先日、70歳台の膝関節複合靭帯損傷(PCL+MCL)を診療しました。通常、膝関節複合靭帯損傷といってもPCL損傷がメインの場合はそれほどやっかいではない場合が多いです。しかし、比較的高齢者のPCL+MCL損傷なので、逆にどうしようか思案しました。


脛骨後顆の裂離骨片が約10mm程度転位しているので、保存的に治療して骨癒合を得てもPCLの緊張が低下するのでPCLの機能不全が残存します。

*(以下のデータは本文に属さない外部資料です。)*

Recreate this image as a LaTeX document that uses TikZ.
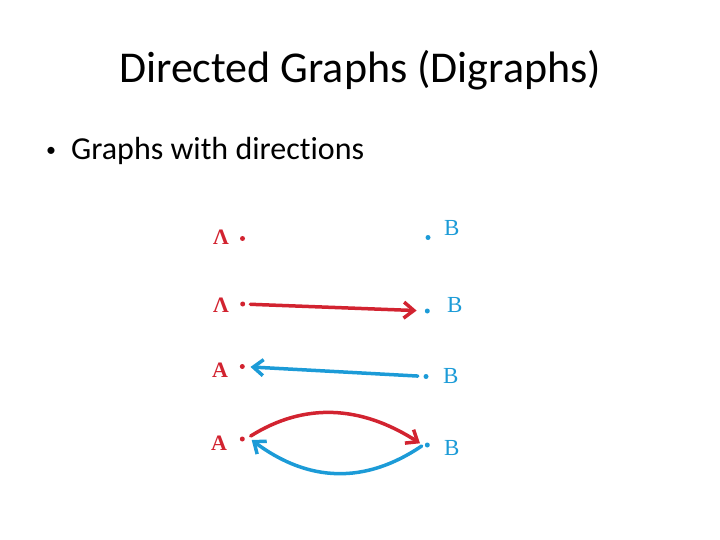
\documentclass[tikz,border=0pt]{standalone}
\usepackage{fontspec}
\setmainfont{Carlito}[Ligatures=NoCommon]
\newfontfamily\lettfont{Liberation Serif}
\usetikzlibrary{arrows.meta}
\definecolor{penred}{RGB}{210,35,48}
\definecolor{penblue}{RGB}{28,155,215}
\tikzset{
  reddot/.style={circle,fill=penred,inner sep=0pt,minimum size=5pt},
  bluedot/.style={circle,fill=penblue,inner sep=0pt,minimum size=5pt},
  lettA/.style={anchor=base west,inner sep=0pt,text=penred,font=\lettfont\bfseries\fontsize{22}{26}\selectfont},
  lettB/.style={anchor=base west,inner sep=0pt,text=penblue,font=\lettfont\fontsize{23}{27}\selectfont},
  barb/.tip={Straight Barb[length=10pt,width=16pt]},
  redarrow/.style={draw=penred,line width=3.5pt,line cap=round,-barb},
  bluearrow/.style={draw=penblue,line width=3.5pt,line cap=round,-barb},
}
\begin{document}
\begin{tikzpicture}[x=1pt,y=-1pt]
\useasboundingbox (0,0) rectangle (720,540);
\node[anchor=base,inner sep=0pt,font=\fontsize{44}{52}\selectfont] (title) at (360,83) {Directed Graphs (Digraphs)};
\node[anchor=base west,inner sep=0pt,font=\fontsize{20}{24}\selectfont] (bul) at (46,157) {•};
\node[anchor=base west,inner sep=0pt,font=\fontsize{32}{38}\selectfont] (btxt) at (71,160) {Graphs with direct\kern0pt ions};
% row 1
\node[lettA] (A1) at (213,244) {Λ};
\node[reddot] (a1) at (242.5,238.5) {};
\node[bluedot] (b1) at (428,237.5) {};
\node[lettB] (B1) at (444,236) {B};
% row 2
\node[lettA] (A2) at (213,312) {Λ};
\node[reddot] (a2) at (242.7,304) {};
\node[bluedot] (b2) at (427.3,311) {};
\node[lettB] (B2) at (447,312) {B};
\draw[redarrow,shorten <=5pt,shorten >=8pt] (a2) -- (b2);
% row 3
\node[lettA] (A3) at (212,377) {A};
\node[reddot] (a3) at (242.3,366.5) {};
\node[bluedot] (b3) at (426,376.5) {};
\node[lettB] (B3) at (443,383) {B};
\draw[bluearrow,shorten <=5.5pt,shorten >=5.5pt] (b3) -- (a3);
% row 4
\node[lettA] (A4) at (211,450) {A};
\node[reddot] (a4) at (242.3,439) {};
\node[bluedot] (b4) at (427.3,445) {};
\node[lettB] (B4) at (444,455) {B};
\coordinate (r4s) at (250.7,436);
\coordinate (r4e) at (420,443.3);
\coordinate (b4s) at (421.7,446);
\coordinate (b4e) at (251.7,440);
\draw[redarrow] (r4s) .. controls (304,402.6) and (360.4,405) .. (r4e);
\draw[bluearrow] (b4s) .. controls (365,484.4) and (308.4,482.4) .. (b4e);
\end{tikzpicture}
\end{document}
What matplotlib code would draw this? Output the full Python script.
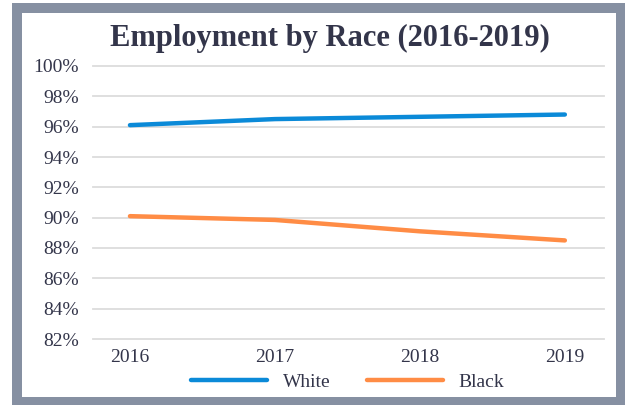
import matplotlib.pyplot as plt
from matplotlib.patches import Rectangle
from matplotlib.ticker import FuncFormatter

years = ['2016', '2017', '2018', '2019']
white = [96.1, 96.5, 96.65, 96.8]
black = [90.1, 89.85, 89.1, 88.5]
yticks = [82, 84, 86, 88, 90, 92, 94, 96, 98, 100]

plt.rcParams['font.family'] = ['Liberation Serif', 'DejaVu Serif']
text_color = '#33354a'

fig = plt.figure(figsize=(6.31, 4.05), dpi=100)
W, H = 631, 405

# gray frame around the chart
fig.patches.append(Rectangle((12 / W, 0), (625 - 12) / W, (405 - 3) / H,
                             transform=fig.transFigure, facecolor='#8690a2',
                             edgecolor='none', zorder=-2))
fig.patches.append(Rectangle((22 / W, (405 - 397) / H), (616 - 22) / W, (397 - 13) / H,
                             transform=fig.transFigure, facecolor='white',
                             edgecolor='none', zorder=-1))

ax = fig.add_axes([93 / W, 1 - 339 / H, (604 - 93) / W, (339 - 66) / H])
ax.set_facecolor('none')
ax.set_zorder(2)

x = range(len(years))
ax.plot(x, white, color='#0b8ad8', lw=3.2, solid_capstyle='round', label='White')
ax.plot(x, black, color='#ff8c45', lw=3.2, solid_capstyle='round', label='Black')

ax.set_xlim(-0.255, 3.27)
ax.set_ylim(82, 100)
ax.set_yticks(yticks)
ax.yaxis.set_major_formatter(FuncFormatter(lambda v, p: f'{v:.0f}%'))
ax.set_xticks(list(x))
ax.set_xticklabels(years)
ax.grid(axis='y', color='#dcdcdc', lw=1.3)
ax.set_axisbelow(True)
for s in ax.spines.values():
    s.set_visible(False)
ax.tick_params(length=0, labelsize=14, labelcolor=text_color)
ax.tick_params(axis='y', pad=10)
ax.tick_params(axis='x', pad=7)
for g in ax.get_ygridlines():
    g.set_clip_on(False)

fig.text(330 / W, 1 - 38 / H, 'Employment by Race (2016-2019)', ha='center', va='center',
         fontsize=22, fontweight='bold', color=text_color, zorder=3)

ax.legend(loc='center', bbox_to_anchor=(348 / W, 1 - 382 / H), bbox_transform=fig.transFigure,
          ncol=2, frameon=False, fontsize=14, handlelength=3.9, columnspacing=1.9,
          labelcolor=text_color)

fig.savefig('out.png', dpi=100)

しかし、ACLの機能不全ではないので、若年者ほど活動的ではない70歳台の方が日常生活でさほどPCLの機能不全のために困る場面には遭遇しないことが予想されます。


この方のADLを考えて、MCLは下肢ギプスシーネ固定で保存治療を行い、PCLの機能不全は筋力トレーニングで対応するという治療方針にしました。

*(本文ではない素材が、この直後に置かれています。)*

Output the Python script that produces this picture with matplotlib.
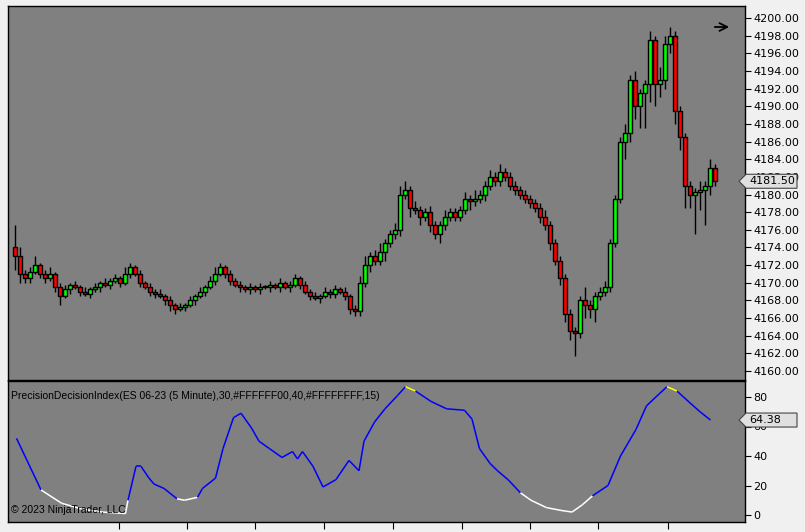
import matplotlib
matplotlib.use("Agg")
import matplotlib.pyplot as plt
from matplotlib.collections import LineCollection
from matplotlib.patches import Polygon
import numpy as np

closes = [4173, 4171, 4170.5, 4171.25, 4172, 4171, 4170.5, 4171, 4169.5, 4168.5,
          4169.25, 4169.75, 4169.5, 4169, 4168.75, 4169.25, 4169.5, 4170, 4169.75, 4170.25,
          4170.5, 4170, 4171, 4171.75, 4171, 4170, 4169.5, 4169, 4168.75, 4168.5,
          4168, 4167.5, 4167, 4167.25, 4167.5, 4168, 4168.5, 4169, 4169.5, 4170.25,
          4171, 4171.75, 4171, 4170.25, 4169.75, 4169.5, 4169.25, 4169.5, 4169.25, 4169.5,
          4169.5, 4169.75, 4169.5, 4170, 4169.5, 4169.75, 4170.5, 4169.75, 4169, 4168.5,
          4168.25, 4168.5, 4169, 4168.75, 4169.25, 4169, 4168.5, 4167, 4166.75, 4170,
          4172, 4173, 4172.5, 4173.5, 4174.5, 4175.5, 4176, 4180, 4180.5, 4178.5,
          4178.25, 4177.5, 4178, 4176.5, 4175.5, 4176.5, 4177.5, 4178, 4177.5, 4178.25,
          4179.5, 4179.25, 4179.5, 4180, 4181, 4182, 4181.5, 4182.5, 4182, 4181,
          4180.5, 4180, 4179.5, 4179, 4178.5, 4177.5, 4176.5, 4174.5, 4172.5, 4170.5,
          4166.5, 4164.5, 4164.25, 4168, 4167.5, 4167, 4168.5, 4169, 4169.5, 4174.5,
          4179.5, 4186, 4187, 4193, 4190, 4191.5, 4192.5, 4197.5, 4192.5, 4193,
          4197, 4198, 4189.5, 4186.5, 4181, 4180, 4180.25, 4180.5, 4181, 4183, 4181.5]
first_open = 4174.0
up_ext = [2.5, 1, 0.5, 0.5, 1, 0.25, 0.5, 0.75, 0.25, 0.5,
          0.5, 0.25, 0.5, 0.25, 0.5, 0.25, 0.5, 0.25, 0.5, 0.25,
          0.5, 0.25, 0.75, 0.5, 0.25, 0.5, 0.25, 0.5, 0.25, 0.5,
          0.25, 0.5, 0.25, 0.5, 0.25, 0.5, 0.25, 0.5, 0.25, 0.5,
          0.75, 0.5, 0.25, 0.5, 0.25, 0.5, 0.25, 0.5, 0.25, 0.5,
          0.25, 0.5, 0.25, 0.5, 0.25, 0.5, 0.5, 0.25, 0.5, 0.25,
          0.5, 0.25, 0.5, 0.25, 0.5, 0.25, 0.5, 0.25, 0.5, 0.75,
          1, 0.5, 0.75, 1, 0.5, 0.5, 0.75, 1, 1, 0.5,
          0.75, 0.5, 0.5, 0.75, 0.5, 0.5, 0.75, 0.5, 0.5, 0.5,
          0.75, 0.5, 1, 0.5, 0.5, 0.75, 0.5, 1, 0.5, 0.5,
          0.5, 0.5, 0.5, 0.5, 0.5, 0.5, 0.75, 0.5, 0.5, 0.5,
          0.5, 0.5, 0.5, 0.5, 1.5, 0.5, 0.5, 0.5, 0.75, 0.5,
          0.5, 0.5, 1, 0.5, 1, 0.5, 0.5, 1, 0.5, 1.5,
          1, 1, 0.5, 0.5, 0.5, 0.5, 0.5, 1, 0.5, 1, 0.5]
dn_ext = [1.5, 1, 0.5, 0.5, 0.25, 0.5, 0.5, 0.25, 0.5, 1,
          0.25, 0.5, 0.25, 0.5, 0.25, 0.5, 0.25, 0.5, 0.25, 0.5,
          0.25, 0.5, 0.25, 0.5, 0.25, 0.5, 0.25, 0.5, 0.5, 0.25,
          0.5, 0.75, 0.5, 0.25, 0.5, 0.25, 0.5, 0.25, 0.5, 0.25,
          0.5, 0.25, 0.5, 0.5, 0.25, 0.5, 0.25, 0.5, 0.25, 0.5,
          0.25, 0.5, 0.25, 0.5, 0.25, 0.5, 0.25, 0.5, 0.25, 0.5,
          0.25, 0.5, 0.25, 0.5, 0.5, 0.25, 0.5, 0.5, 0.5, 0.5,
          0.5, 0.75, 0.5, 0.5, 1, 0.5, 0.5, 0.75, 0.5, 1,
          0.5, 1, 0.5, 0.75, 0.5, 1, 0.5, 0.5, 0.5, 0.5,
          0.5, 1, 0.5, 0.5, 0.75, 0.5, 0.5, 0.5, 0.5, 0.5,
          0.5, 0.5, 0.5, 0.5, 0.5, 0.75, 0.5, 0.75, 0.5, 0.75,
          1, 1, 2.5, 0.5, 1.5, 1, 1.5, 0.5, 0.5, 0.5,
          0.5, 0.5, 2, 1, 1.5, 2.5, 4, 2, 2.5, 1.5,
          1, 1, 1.5, 1.5, 2.5, 1.5, 4.5, 2, 4, 1, 0.5]

osc_pos = [0.3, 5.2, 9.3, 13.4, 17.5, 22.1, 22.6, 24.2, 25.2, 26.8, 27.8, 29.8, 32.4, 33.9,
           36.5, 37.5, 40.1, 41.6, 43.7, 45.2, 47.3, 48.8, 50.9, 53.4, 55.5, 56.5, 57.5,
           59.6, 61.6, 64.2, 66.8, 68.8, 69.8, 71.9, 74.0, 76.5, 78.1, 80.1, 83.2, 86.3,
           89.9, 91.4, 92.9, 95.0, 96.5, 98.6, 101.1, 103.2, 106.3, 109.4, 111.4, 113.5,
           115.5, 118.6, 121.1, 124.2, 126.3, 128.8, 130.4, 132.4, 135.0, 137.0, 139.1]
osc_vals = [52, 17, 8, 4, 2, 1, 10, 33, 33, 25, 21, 18, 11, 10,
            12, 18, 25, 45, 66, 69, 59, 50, 45, 39, 43, 38, 43,
            33, 19, 24, 37, 30, 50, 63, 72, 81, 87, 84, 77, 72,
            71, 65, 45, 35, 30, 24, 15, 10, 5, 3, 2, 7,
            13, 20, 40, 58, 74, 82, 87, 84, 76, 70, 64.38]
tick_pos = [20.8, 34.4, 48, 61.8, 75.6, 89.4, 103, 116.6, 130.6]

W, H = 805, 532
fig = plt.figure(figsize=(W/100, H/100), dpi=100, facecolor="#f0f0f0")
def rect(l, t, r, b):
    return [l/W, 1-b/H, (r-l)/W, (b-t)/H]
ax = fig.add_axes(rect(8, 6, 745, 380), facecolor="#808080")
ax2 = fig.add_axes(rect(8, 381, 745, 522), facecolor="#808080", sharex=ax)

opens = [first_open] + closes[:-1]
n = len(closes)
for i in range(n):
    o, c = opens[i], closes[i]
    hi = max(o, c) + up_ext[i]
    lo = min(o, c) - dn_ext[i]
    ax.vlines(i, lo, hi, color="black", lw=1, zorder=1)
    col = "#00ff00" if c >= o else "#ff0000"
    bot = min(o, c); h = max(abs(c - o), 0.12)
    ax.bar(i, h, bottom=bot, width=0.65, color=col, edgecolor="black", lw=1, zorder=2)

x0 = -(15-8)/5; x1 = (745-15)/5
ax.set_xlim(x0, x1)
ax.set_ylim(4200-362/8.825, 4200+12/8.825)
ax.yaxis.tick_right()
ax.set_yticks(np.arange(4160, 4201, 2))
ax.set_yticklabels([f"{v:.2f}" for v in np.arange(4160, 4201, 2)])
ax.tick_params(axis="y", direction="out", length=4, labelsize=8, pad=2, colors="black")
ax.tick_params(axis="x", length=0, labelbottom=False)

pts = np.column_stack([osc_pos, osc_vals])
segs = np.stack([pts[:-1], pts[1:]], axis=1)
cols = []
for a, b in zip(osc_vals[:-1], osc_vals[1:]):
    m = (a + b) / 2
    cols.append("#ffff00" if m > 85 else ("white" if m < 14 else "#0000ff"))
ax2.add_collection(LineCollection(segs, colors=cols, lw=1.1))
ax2.set_ylim(80-16/1.475, -(522-515)/1.475)
ax2.set_ylim(-(522-515)/1.475, 80+16/1.475)
ax2.yaxis.tick_right()
ax2.set_yticks([0, 20, 40, 60, 80])
ax2.tick_params(axis="y", direction="out", length=4, labelsize=8, pad=2)
ax2.set_xticks(tick_pos)
ax2.tick_params(axis="x", direction="out", length=5, labelbottom=False)

for a in (ax, ax2):
    for s in a.spines.values():
        s.set_color("black"); s.set_linewidth(1)

ax2.text(0.004, 0.93, "PrecisionDecisionIndex(ES 06-23 (5 Minute),30,#FFFFFF00,40,#FFFFFFFF,15)",
         transform=ax2.transAxes, fontsize=7.5, va="top", ha="left", family="Liberation Sans")
ax2.text(0.004, 0.05, "© 2023 NinjaTrader, LLC", transform=ax2.transAxes, fontsize=7.5,
         va="bottom", ha="left", family="Liberation Sans")

def tag(axis, yval, label):
    trans = axis.get_yaxis_transform()
    t = axis.transData
    yp = axis.transData.transform((0, yval))[1]
    xl = 739; xr = 797
    ypx = yp
    h = 7
    poly = Polygon([(xl, ypx), (xl+7, ypx+h), (xr, ypx+h), (xr, ypx-h), (xl+7, ypx-h)],
                   closed=True, transform=None, facecolor="#e0e0e0", edgecolor="#444444",
                   lw=0.8, zorder=10, clip_on=False)
    fig.patches.append(poly)
    fig.text((xl+10)/W, ypx/H, label, fontsize=8, va="center", ha="left", zorder=11)

tag(ax, closes[-1], f"{closes[-1]:.2f}")
tag(ax2, osc_vals[-1], f"{osc_vals[-1]:.2f}")
ax.annotate("", xy=(732/W, 1-27/H), xytext=(712/W, 1-27/H), xycoords="figure fraction",
            arrowprops=dict(arrowstyle="->", color="black", lw=1.3, mutation_scale=14))

fig.savefig("out.png", dpi=100, facecolor=fig.get_facecolor())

具体的には下肢ギプスシーネ固定を3週間施行して、その後PCL軟性装具を2ヶ月常用するというスケジュールです。仮に瘢痕治癒になってもPCL機能を少しでも温存することを目指します。


一応、骨癒合を狙って受傷後4週までは膝屈曲角度を90度までに制限しようと思います。その後、徐々に屈曲制限を解除していきます。


現時点で私が考えた70歳台の膝関節複合靭帯損傷の治療方針ですが、エビデンスがあるわけではありません。このような方に対して、どのような治療方針が最も良い治療成績を得ることができるのでしょうか?